Posted by Dirk Roach on May 12, 2000 at 11:10:14:
Hi Mary Ann,
You are doing a SUPER job! You’ve established a relationship with the PM. You done some market research and you have read Lonnie’s Books.
Okay, Lonnie typically likes the three “s” deal, short (36 months or so), Sweet (yield which is good enough to him, and outstanding to everyone else), and Simple (not a lot complications).
Okay So lets crunch some numbers:
10 K Sales Price
9K Present Value (we’ll take 1k as a downski)
12.75% Interest (the Lonnie Industry Standard)
36 Mth Term
Gives us a
82.33% Yield (quite a bit better than a savings account)
The above scenario looks pretty cool to me, however the payment maybe a little high so lets see what happens when we stretch out the term a little
48 Mth Term
See your yield goes down because it’s a longer term, still a doable deal though.
Or we could increase the sale amount. Which sounds cool, (and possibly is) but with Pro’s comes Con’s, namely the sales tax will increase as will the insurance ( a little)
Okay let’s look at these numbers:
13K Sales Price
12K Present Value (again we’ll take a grand as a downski)

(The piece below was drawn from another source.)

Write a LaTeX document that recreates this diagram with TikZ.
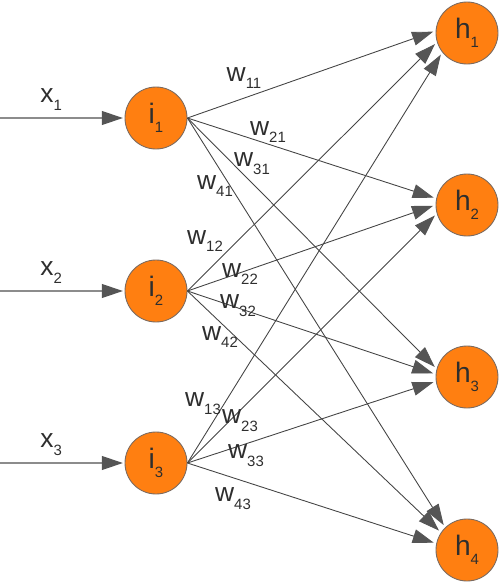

60 Mth Term (again we’ve stretched it out to the longest limit that I, personally like, (on singlewides I don’t like more than 5 year notes)
$271.00 Payment (again only 20 bucks more than your PM’s suggestion)
Now this is yet another option. But notice, yes we did increase sales price, but to off shoot that we had to increase our term.
So as you can see you’ll have to work with your numbers to fit your buyer.
Anyhow I think your on a good track.